When doing coverage, I generally pass up replying to comments unless there’s a lull. The worst thing one can do is pander to commentators in terms of content; you can clarify or counter, explain or comment on a comment, but unless a very good reason is given, I don’t change ongoing coverage based on comments. In fact in times of exhausting coverage, I tend to deliberately set aside comments for reading and reflection during a less tense time.
Max: Tech columnist Dan Gilmor once said that that the feedback loop in blogging helps improves his columns, he even said that the readers, as a collective, know more than he does. Do you share this sentiment?
Manolo: Dan Gilmor is right.
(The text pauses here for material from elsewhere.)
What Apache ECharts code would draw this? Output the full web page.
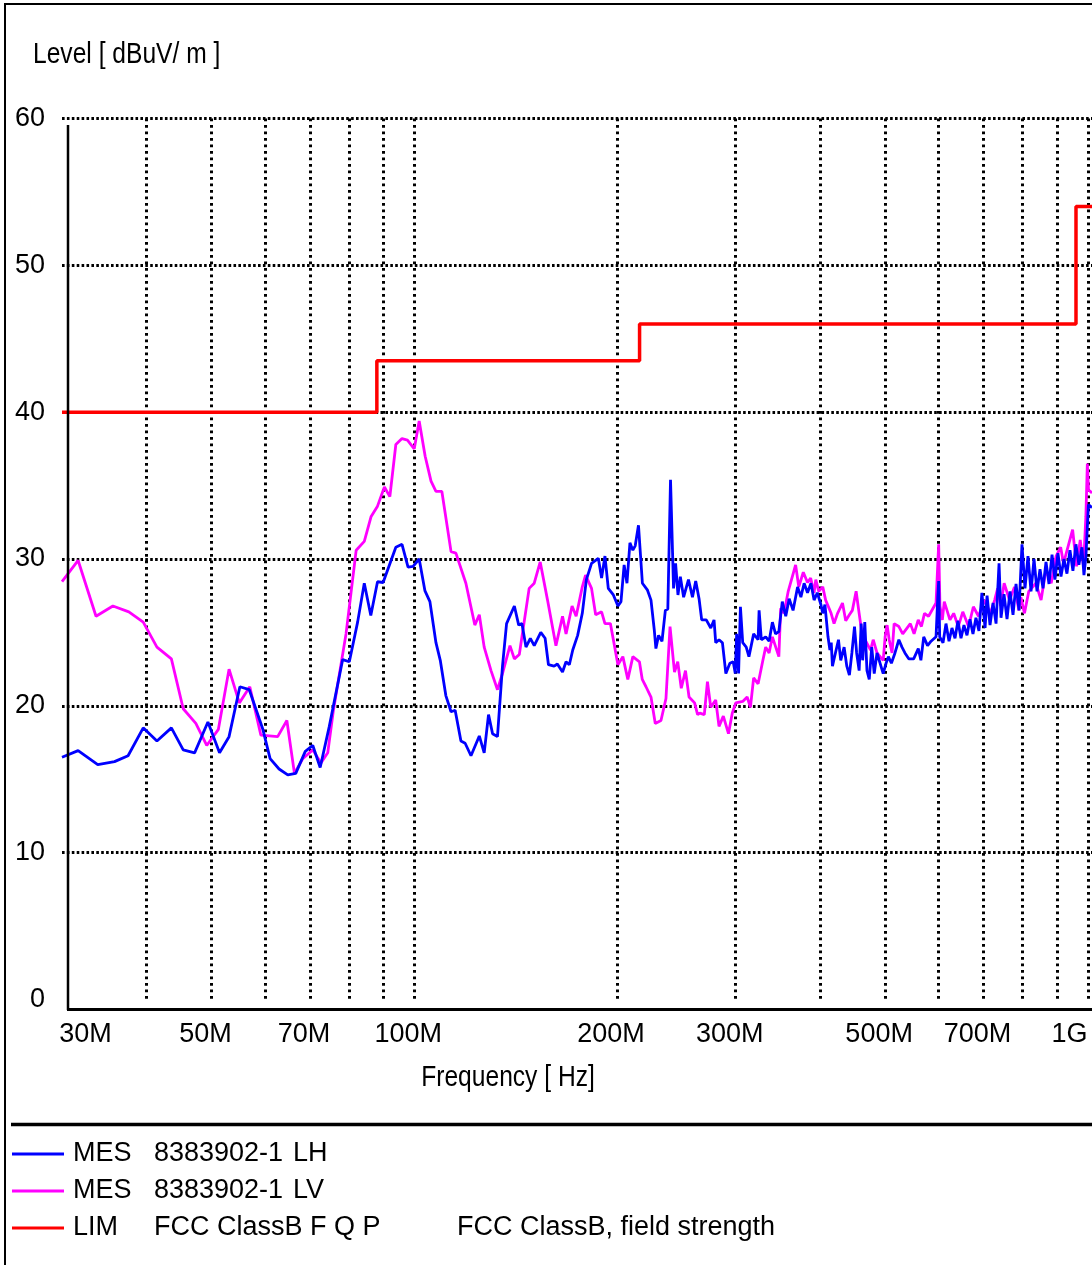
<!DOCTYPE html>
<html>
<head>
<meta charset="utf-8">
<script src="https://cdn.jsdelivr.net/npm/echarts@6/dist/echarts.min.js"></script>
<style>
html,body{margin:0;padding:0;background:#fff;}
#chart{width:1092px;height:1265px;}
</style>
</head>
<body>
<div id="chart"></div>
<script>
// ---------- data (frequency in MHz, level in dBuV/m) ----------
const lhFreq = [30,31.7,33.9,35.9,37.6,39.6,41.5,43.6,45.4,47.2,49.4,51.4,53.1,55.1,56.9,59.6,61.1,63.0,64.9,66.7,68.9,70.7,72.5,74.8,78.3,80.1,82.4,84.3,86.2,88.2,89.9,93.9,95.9,97.9,99.6,101.7,103.7,105.5,107.7,109.3,111.4,113.4,115.0,117.3,119.0,121.4,124.9,127.0,128.9,130.7,132.9,135.2,137.1,140.8,142.9,144.5,146.5,148.7,150.7,154.1,156.4,158.2,161.3,163.1,166.0,168.0,169.9,171.9,174.8,177.6,180.1,183.3,187.6,189.7,191.9,194.1,197.5,200.6,202.7,204.9,206.9,209.0,211.1,212.8,215.2,218.1,221.8,224.6,227.1,228.4,230.5,233.2,235.9,237.9,240.1,242.6,244.3,246.3,248.3,251.1,255.3,258.8,261.7,264.7,267.1,271.3,275.5,278.6,280.2,283.4,286.7,290.1,294.1,297.5,299.6,301.0,303.0,304.9,307.3,311.0,313.9,319.0,323.9,325.0,327.5,332.4,336.3,340.1,343.8,347.7,351.8,356.0,360.2,365.0,370.7,374.9,379.1,383.5,388.0,392.2,396.6,401.4,404.0,407.0,411.3,414.0,415.9,417.6,421.9,426.3,429.6,434.6,438.6,442.5,446.3,450.3,453.6,457.5,460.7,463.0,466.4,469.9,473.6,477.6,481.7,486.3,496.7,501.6,505.6,510.8,517.1,524.0,529.6,535.0,542.0,551.2,560.0,565.0,570.5,578.0,585.0,595.0,598.6,600.4,602.5,609.4,615.6,622,628.3,634.9,641.3,648,654.6,661.4,668.2,675.1,682,689,696,703.6,708.4,715.6,723,730.5,738,743,750.6,758.4,766.2,774.1,782.1,790.1,798.2,806.5,814.7,823.2,831.7,840.3,848.9,857.7,866.5,875.4,884.5,893.4,902.6,912,921.3,930.8,940.4,950,959.8,969.6,979.7,986.5,993.2,1001.7,1014];
const lhLevel = [16.5,16.95,16.0,16.2,16.6,18.5,17.6,18.5,17.0,16.8,18.9,16.8,17.9,21.3,21.1,18.4,16.4,15.7,15.3,15.4,16.9,17.3,15.8,18.6,23.15,23.0,25.7,28.35,26.15,28.45,28.4,30.8,31.0,29.45,29.5,30.0,27.85,27.1,24.3,23.1,20.7,19.6,19.7,17.6,17.45,16.6,17.95,16.8,19.4,18.1,17.9,22.7,25.6,26.8,25.5,25.6,24.0,24.6,24.1,25.0,24.6,22.8,22.7,22.85,22.3,23.0,22.8,23.8,24.8,26.3,28.6,29.7,30.05,28.7,30.2,28.0,27.55,26.8,27.1,29.6,28.35,31.1,30.6,30.9,32.3,28.35,27.9,27.2,25.2,23.9,24.8,24.4,26.5,26.6,35.4,28.0,29.7,27.55,28.8,27.4,28.6,27.4,28.5,27.3,25.85,25.85,25.3,25.85,24.3,24.5,24.3,22.2,22.9,23.0,22.2,24.9,22.2,26.75,24.3,24.0,23.35,24.9,24.5,26.5,24.5,24.7,24.4,25.7,24.9,25.05,27.1,26.1,27.3,26.5,28.1,27.4,28.35,27.7,28.35,27.2,27.7,26.9,26.3,26.9,24.7,23.8,24.3,22.7,23.6,24.5,23.1,24.0,22.7,22.1,23.6,25.4,23.6,22.4,25.6,23.1,25.7,22.4,21.8,24.0,22.2,23.6,22.2,22.9,23.35,22.9,23.6,24.5,24.0,23.6,23.2,23.2,23.9,23.1,24.7,24.1,24.4,24.7,27.4,28.5,24.7,24.3,25.6,24.4,25.3,24.6,25.8,24.6,25.5,24.8,25.9,24.9,26.0,25.1,27.7,25.3,27.5,25.5,27.0,25.6,29.7,26.0,27.6,25.9,27.8,26.2,28.3,26.5,31.0,28.0,30.2,27.8,30.0,27.8,29.3,28.0,29.8,28.3,30.3,28.6,30.4,28.8,30.0,29.0,30.6,29.2,31.0,29.6,30.8,28.9,30.2,33.7,33.5];

const lvFreq = [30,31.7,33.7,35.7,37.7,39.6,41.5,43.6,45.4,47.4,49.2,51.2,53.1,55.0,57.0,59.2,62.7,64.7,66.4,68.3,70.7,72.7,74.4,75.8,79.2,82.0,84.3,86.3,88.2,90.3,92.0,93.9,95.9,97.7,100.0,101.7,103.8,105.9,107.7,109.9,113.4,115.3,119.3,123.0,124.9,127.0,130.0,132.9,135.2,138.7,140.8,143.2,148.1,150.7,153.8,157.7,162.3,166.0,168.0,171.5,173.9,177.6,179.6,183.3,185.9,189.7,191.9,195.5,200.6,204.0,207.5,211.1,215.9,218.0,220.8,224.6,227.9,232.4,236.4,239.7,243.4,246.1,249.1,252.7,255.8,260.7,263.4,265.4,269.5,272.4,275.5,280.2,283.4,287.6,292.7,296.5,300.1,307.3,312.0,315.5,319.0,323.9,328.9,332.4,336.3,340.1,347.7,349.9,353.9,359.0,368.2,372.2,378.0,383.5,387.6,392.2,394.5,398.5,404.0,408.0,415.7,419.9,425.0,432.2,437.0,442.5,447.0,452.8,457.5,462.0,475.7,480.0,486.3,496.7,500.0,503.4,507.0,512.0,515.6,524.0,531.0,545.0,552.0,559.9,566.0,572.0,580.0,595.0,600.4,603.0,608.0,612.0,624.0,632.0,642.0,652.0,665.0,676.0,688.0,702.0,716.0,727.0,734.5,742.0,751.0,765.0,778.0,790.0,795.0,805.0,817.0,837.0,852.0,866.0,882.0,897.0,911.0,920.0,949.0,962.0,974.0,985.0,993.0,998.0,1002.0,1014.0];
const lvLevel = [28.46,29.9,26.1,26.8,26.4,25.7,24.0,23.2,19.8,18.8,17.3,18.4,22.5,20.2,21.3,18.0,17.9,19.0,15.4,16.4,17.0,16.1,16.8,19.6,24.9,30.6,31.2,32.9,33.6,34.9,34.25,37.8,38.2,38.1,37.5,39.4,37.0,35.3,34.6,34.6,30.5,30.4,28.35,25.5,26.2,24.0,22.4,21.1,22.2,24.1,23.2,23.5,28.0,28.35,29.8,27.2,24.1,26.1,24.9,26.8,26.1,28.1,28.9,28.0,26.2,26.4,25.6,25.6,22.8,23.35,21.8,23.35,23.0,21.8,21.3,20.6,18.8,19.0,20.5,25.4,22.3,23.0,21.2,22.4,20.6,20.2,19.4,19.5,19.4,21.65,19.9,20.4,18.6,19.3,18.1,19.5,20.2,20.3,20.6,19.9,21.9,21.5,23.0,24.0,23.6,24.7,23.35,26.65,26.3,27.8,29.6,28.1,29.1,28.4,28.7,27.7,28.6,27.8,28.1,27.2,26.3,25.6,26.3,27.0,25.8,26.2,26.5,27.8,26.3,24.9,23.8,24.5,23.6,23.1,24.7,25.5,24.5,23.6,25.6,25.4,24.9,25.6,24.9,25.85,25.4,26.3,26.1,27.0,31.0,26.8,25.85,27.1,25.85,26.3,25.4,26.4,25.4,26.75,26.1,27.2,26.3,27.2,28.0,26.8,28.35,27.2,28.1,26.5,27.4,26.3,27.8,28.35,27.2,29.25,28.35,30.2,30.8,29.7,32.0,29.5,31.3,29.5,32.9,36.5,34.7,34.5];

// FCC Class B limit (step function)
const limFreq = [30, 88, 216, 960, 1014];
const limLevel = [40, 43.5, 46, 54, 54];

// axis ticks / labels
const gridFreqs = [40,50,60,70,80,90,100,200,300,400,500,600,700,800,900,1000];
const labelFreqs = [30,50,70,100,200,300,500,700,1000];
const yTicks = [10,20,30,40,50,60];

// legend texts
const legendLH = ['MES', '8383902-1', 'LH'];
const legendLV = ['MES', '8383902-1', 'LV'];
const legendLIM = ['LIM', 'FCC ClassB F Q P', 'FCC ClassB, field strength'];

// ---------- chart ----------
const FONT = "'Liberation Sans',Arial,sans-serif";
const lg = Math.log10;
const toPairs = (fs, vs) => fs.map((f, i) => [lg(f), vs[i]]);

const nameLH = legendLH.join(' ');
const nameLV = legendLV.join(' ');
const nameLIM = legendLIM.join(' ');
const legendParts = {};
legendParts[nameLH] = legendLH;
legendParts[nameLV] = legendLV;
legendParts[nameLIM] = legendLIM;

const chart = echarts.init(document.getElementById('chart'), null, {renderer: 'canvas'});
const tokenBase = {fontFamily: FONT, fontSize: 27, color: '#000', lineHeight: 30};
const labelTok = {fontFamily: FONT, fontSize: 27, color: '#000'};

chart.setOption({
  animation: false,
  backgroundColor: '#fff',
  grid: {left: 62, right: 0, top: 118.5, bottom: 265.5, containLabel: false, outerBoundsMode: 'none'},
  xAxis: {
    type: 'value',
    min: lg(30),
    max: lg(1014),
    axisLine: {show: false},
    axisTick: {show: false, customValues: gridFreqs.map(lg)},
    splitLine: {show: true, lineStyle: {color: '#000', width: 3, type: [2.7, 3.8]}},
    axisLabel: {
      customValues: labelFreqs.map(lg),
      margin: 22,
      formatter: function (v) {
        const f = Math.round(Math.pow(10, v));
        const t = f >= 1000 ? (f / 1000) + 'G' : f + 'M';
        if (f === labelFreqs[0]) return '{s|' + t + '}';
        if (f === labelFreqs[labelFreqs.length - 1]) return '{e|' + t + '}';
        return '{m|' + t + '}';
      },
      rich: {
        s: Object.assign({}, labelTok, {padding: [0, 0, 0, 47]}),
        m: Object.assign({}, labelTok, {padding: [0, 12, 0, 0]}),
        e: Object.assign({}, labelTok, {padding: [0, 37, 0, 0]})
      }
    }
  },
  yAxis: {
    type: 'value',
    min: 0,
    max: 60,
    interval: 10,
    axisLine: {show: false},
    axisTick: {show: false, customValues: yTicks},
    splitLine: {show: true, lineStyle: {color: '#000', width: 3, type: [2.6, 2.3]}},
    axisLabel: {margin: 17, fontFamily: FONT, fontSize: 27, color: '#000'}
  },
  legend: {
    orient: 'vertical',
    left: 12,
    top: 1139,
    padding: 0,
    itemWidth: 52,
    itemHeight: 3,
    itemGap: 7,
    icon: 'rect',
    selectedMode: false,
    data: [nameLH, nameLV, nameLIM],
    textStyle: {fontFamily: FONT, fontSize: 27, color: '#000', lineHeight: 30,
      rich: {
        a: Object.assign({}, tokenBase, {width: 81, padding: [0, 0, 0, 4]}),
        b: Object.assign({}, tokenBase, {width: 139}),
        d: Object.assign({}, tokenBase, {width: 303}),
        c: Object.assign({}, tokenBase)
      }
    },
    formatter: function (name) {
      const p = legendParts[name];
      const mid = p === legendLIM ? 'd' : 'b';
      return '{a|' + p[0] + '}{' + mid + '|' + p[1] + '}{c|' + p[2] + '}';
    }
  },
  graphic: [
    {type: 'rect', silent: true, z: 100, shape: {x: 5, y: 4, width: 1200, height: 1400},
      style: {fill: 'none', stroke: '#000', lineWidth: 2}},
    {type: 'line', silent: true, z: 100, shape: {x1: 68, y1: 125, x2: 68, y2: 1010},
      style: {stroke: '#000', lineWidth: 2.5}},
    {type: 'line', silent: true, z: 100, shape: {x1: 67, y1: 1009.5, x2: 1092, y2: 1009.5},
      style: {stroke: '#000', lineWidth: 3}},
    {type: 'line', silent: true, z: 100, shape: {x1: 11, y1: 1124.5, x2: 1092, y2: 1124.5},
      style: {stroke: '#000', lineWidth: 3.5}},
    {type: 'text', silent: true, z: 100, x: 33, y: 55, scaleX: 0.82,
      style: {text: 'Level [ dBuV/ m ]', font: '30px ' + FONT, fill: '#000', verticalAlign: 'middle'}},
    {type: 'text', silent: true, z: 100, x: 508, y: 1078, scaleX: 0.82,
      style: {text: 'Frequency [ Hz]', font: '30px ' + FONT, fill: '#000', align: 'center', verticalAlign: 'middle'}}
  ],
  series: [
    {name: nameLV, type: 'line', color: '#ff00ff', symbol: 'none', showSymbol: false,
      lineStyle: {color: '#ff00ff', width: 2.8}, itemStyle: {color: '#ff00ff'},
      data: toPairs(lvFreq, lvLevel)},
    {name: nameLH, type: 'line', color: '#0000ff', symbol: 'none', showSymbol: false,
      lineStyle: {color: '#0000ff', width: 2.8}, itemStyle: {color: '#0000ff'},
      data: toPairs(lhFreq, lhLevel)},
    {name: nameLIM, type: 'line', color: '#ff0000', symbol: 'none', showSymbol: false, step: 'end',
      lineStyle: {color: '#ff0000', width: 3.5}, itemStyle: {color: '#ff0000'},
      data: toPairs(limFreq, limLevel)}
  ]
});
</script>
</body>
</html>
Every columnist assumes a target audience, and I’d suggest, a sort of idealized individual for whom they write their columns.
To see people respond is to see how close or far one is from that idealized or imagined audience. I also think columnists and opinion writers get a malicious satisfaction from annoying or angering the sectors and people they have set about to combat, anyway, and one can see whether that group gets riled up or not. Then in fragile ego moments, the care and concern, the genuine empathy shown by commenters, becomes important to the columnist.
Feedback loop though, is a good term. An interaction, in real time, with one’s audience has been virtually impossible before; it exists now; it helps create a community of like-minded people or even people who disagree, but are drawn together by the writer.
Max: Do you earn from blogging? Do your ad earnings help pay for the costs of maintaining the site?
Manolo: Blogging is very expensive not only in terms of equipment (connection to the internet, wear and tear on the computer) but time. It must be viewed as an investment in one’s self -career, exposure, credibility, influence and reach- but there will be times when blogging must take the back seat. I have earned a tiny amount from advertising ($100 in one year from google ads!) and have received no donations on Paypal or a single gift book from my Amazon wishlist. However, there is an ongoing project among bloggers to create a new kind of blog income, but I can’t reveal it yet (I signed one of those non-disclosure agreements).